Chair of the Ohio Republican Party
- In office January 16, 2009 – April 13, 2012
- Preceded by: Robert T. Bennett
- Succeeded by: Robert T. Bennett

Member of the Ohio House of Representatives from the 70th district
- In office January 3, 2001 – January 16, 2009
- Preceded by: Steve Austria
- Succeeded by: Jarrod Martin

Personal details
- Born: October 11, 1967 (age 58) Springfield, Ohio, U.S.
- Party: Republican
- Spouse: Kelle Caldwell
- Relatives: Mike DeWine (second cousin); Pat DeWine (second cousin once removed);
- Alma mater: University of Dayton (BS) Wright State University (MBA)
- Profession: Businessman

= Kevin DeWine =

American politician (born 1967)

Kevin DeWine (born October 11, 1967) is an American businessman and politician who chaired the Ohio Republican Party from 2009 until 2012. Previously, he was a member of the Ohio House of Representatives from 2001 to 2009.

DeWine graduated from Fairborn High School in 1986, received his Bachelor of Science degree in marketing from the University of Dayton in 1990, and earned an MBA from Wright State University in 1996. The DeWine family resides in Fairborn, Ohio.
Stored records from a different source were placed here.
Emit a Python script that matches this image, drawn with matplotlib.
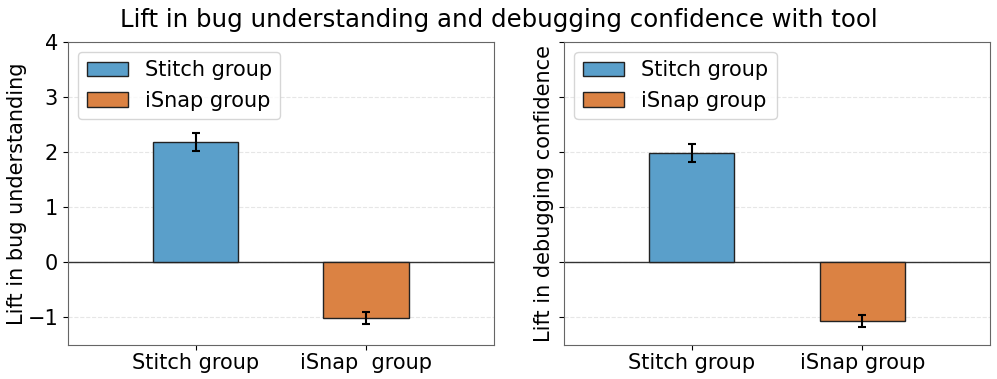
import matplotlib
matplotlib.use("Agg")
import matplotlib.pyplot as plt

groups = ["Stitch group", "iSnap group"]
left_ticklabels = ["Stitch group", "iSnap  group"]
right_ticklabels = ["Stitch group", "iSnap group"]
understanding = [2.18, -1.02]
understanding_err = [0.17, 0.11]
confidence = [1.98, -1.06]
confidence_err = [0.17, 0.11]
colors = ["#5a9fca", "#db8243"]


def draw(ax, values, errs, ticklabels, ylabel, labelpad):
    for i, (g, v, e) in enumerate(zip(groups, values, errs)):
        ax.bar(i, v, width=0.5, color=colors[i], edgecolor="#222222",
               linewidth=1, label=g, zorder=3)
        ax.errorbar(i, v, yerr=e, color="black", capsize=3, elinewidth=1.5,
                    capthick=1.5, zorder=4)
    ax.axhline(0, color="#333333", linewidth=1, zorder=2)
    ax.set_xlim(-0.75, 1.75)
    ax.set_ylim(-1.5, 4)
    ax.set_yticks([-1, 0, 1, 2, 3, 4])
    ax.set_xticks([0, 1])
    ax.set_xticklabels(ticklabels, fontsize=15)
    ax.set_ylabel(ylabel, fontsize=15, labelpad=labelpad)
    ax.tick_params(axis="y", labelsize=15)
    ax.tick_params(axis="x", pad=2)
    ax.grid(axis="y", linestyle="--", color="#e6e6e6", linewidth=0.8, zorder=0)
    for s in ax.spines.values():
        s.set_color("#666666")
    ax.legend(loc="upper left", fontsize=15)


fig, (ax1, ax2) = plt.subplots(1, 2, figsize=(9.97, 3.79), dpi=100, sharey=True)
draw(ax1, understanding, understanding_err, left_ticklabels,
     "Lift in bug understanding", 0)
draw(ax2, confidence, confidence_err, right_ticklabels,
     "Lift in debugging confidence", 4)
ax2.tick_params(axis="y", labelleft=False)
fig.suptitle("Lift in bug understanding and debugging confidence with tool",
             fontsize=17.6, y=0.98)
fig.subplots_adjust(left=0.068, right=0.993, top=0.89, bottom=0.09, wspace=0.165)
fig.savefig("out.png", dpi=100)
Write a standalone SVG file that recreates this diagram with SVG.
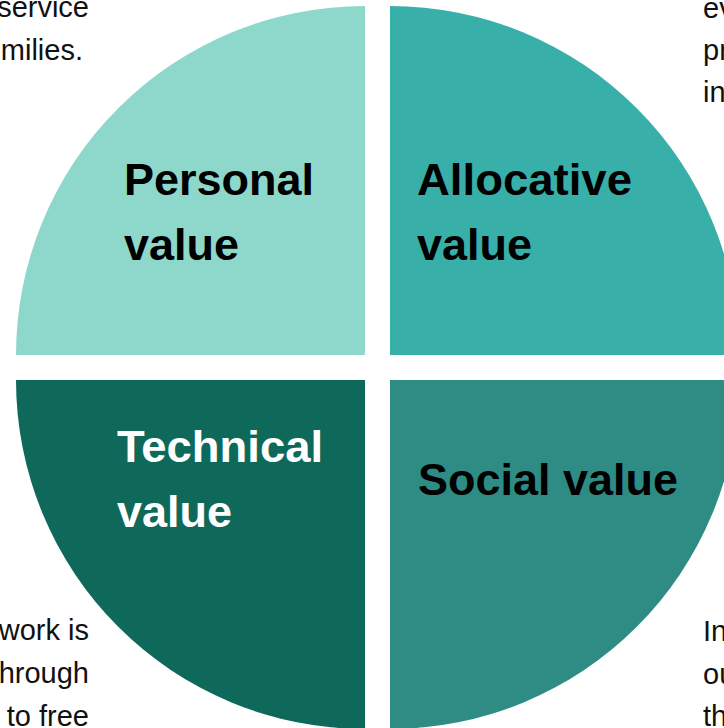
<svg xmlns="http://www.w3.org/2000/svg" width="724" height="728" viewBox="0 0 724 728">
  <style>
    .label { font-family: "Liberation Sans", Arial, sans-serif; font-weight: bold; font-size: 45px; }
    .dark { fill: #000000; }
    .light { fill: #ffffff; }
    .body { font-family: "Liberation Sans", Arial, sans-serif; font-size: 29px; fill: #111111; }
    .end { text-anchor: end; }
  </style>
  <rect width="724" height="728" fill="#ffffff"/>

  <!-- Side paragraphs (partly outside the frame) -->
  <g id="text-top-left">
    <text class="body end" x="89" y="17">service</text>
    <text class="body end" x="83" y="60">milies.</text>
  </g>
  <g id="text-top-right">
    <text class="body" x="703" y="18">ev</text>
    <text class="body" x="703" y="60">pr</text>
    <text class="body" x="703" y="102">in</text>
  </g>
  <g id="text-bottom-left">
    <text class="body end" x="89" y="640">work is</text>
    <text class="body end" x="89" y="683">hrough</text>
    <text class="body end" x="89" y="726">to free</text>
  </g>
  <g id="text-bottom-right">
    <text class="body" x="703" y="641">In</text>
    <text class="body" x="703" y="684">ou</text>
    <text class="body" x="703" y="726">th</text>
  </g>

  <!-- Four quadrants of the value circle -->
  <g id="personal-value">
    <path d="M365,355 L16,355 A349,349 0 0 1 365,6 Z" fill="#8ED8CB"/>
    <text class="label dark" x="124" y="195">Personal</text>
    <text class="label dark" x="124" y="260">value</text>
  </g>
  <g id="allocative-value">
    <path d="M390,355 L390,6 A349,349 0 0 1 739,355 Z" fill="#38AFA8"/>
    <text class="label dark" x="417" y="195" textLength="215" lengthAdjust="spacingAndGlyphs">Allocative</text>
    <text class="label dark" x="417" y="260">value</text>
  </g>
  <g id="technical-value">
    <path d="M365,380 L365,729 A349,349 0 0 1 16,380 Z" fill="#0F695B"/>
    <text class="label light" x="117" y="462" textLength="206" lengthAdjust="spacingAndGlyphs">Technical</text>
    <text class="label light" x="117" y="527">value</text>
  </g>
  <g id="social-value">
    <path d="M390,380 L739,380 A349,349 0 0 1 390,729 Z" fill="#2E8C85"/>
    <text class="label dark" x="418" y="495" textLength="260" lengthAdjust="spacingAndGlyphs">Social value</text>
  </g>
</svg>
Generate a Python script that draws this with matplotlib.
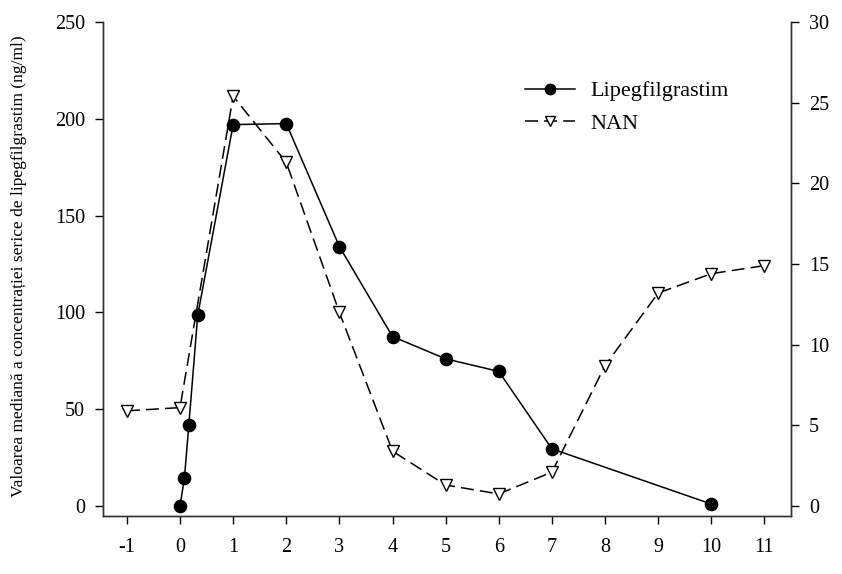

Before holding public office, Kevin was a regional development manager for the Dayton Power and Light Company. He is the second cousin of R. Michael DeWine, who currently serves as Governor of Ohio.

When Steve Austria vacated his seat to run for the Ohio Senate, DeWine was elected to represent the 76th district in the Ohio House in 2000, defeating Democrat Eric Marcus and independent candidate Christina Turner, winning 62.3% of the vote. In 2002, in the 70th district after redistricting, he defeated Democrat Lawrence Gordon
with 71.7% of the vote. He faced Gordon again in 2004, DeWine won with 69.3% of the vote.

In 2006, DeWine won his fourth term with 60.4% of the vote against Democrat Kevin O'Brien. DeWine was elected Speaker pro tempore in the 127th Ohio General Assembly. He was the chair of the Rules and Reference committee, and also serves on the Finance & Appropriations and the State Government & Elections Committees. He was not eligible to run for a fifth term due to term limits.

On January 16, 2009, he was elected unanimously as chairman of the Republican Party of Ohio. He was reelected as chairman in 2011. He was replaced in April 2012 by Robert T. Bennett, following DeWine's resignation over disputes with Ohio Governor John Kasich.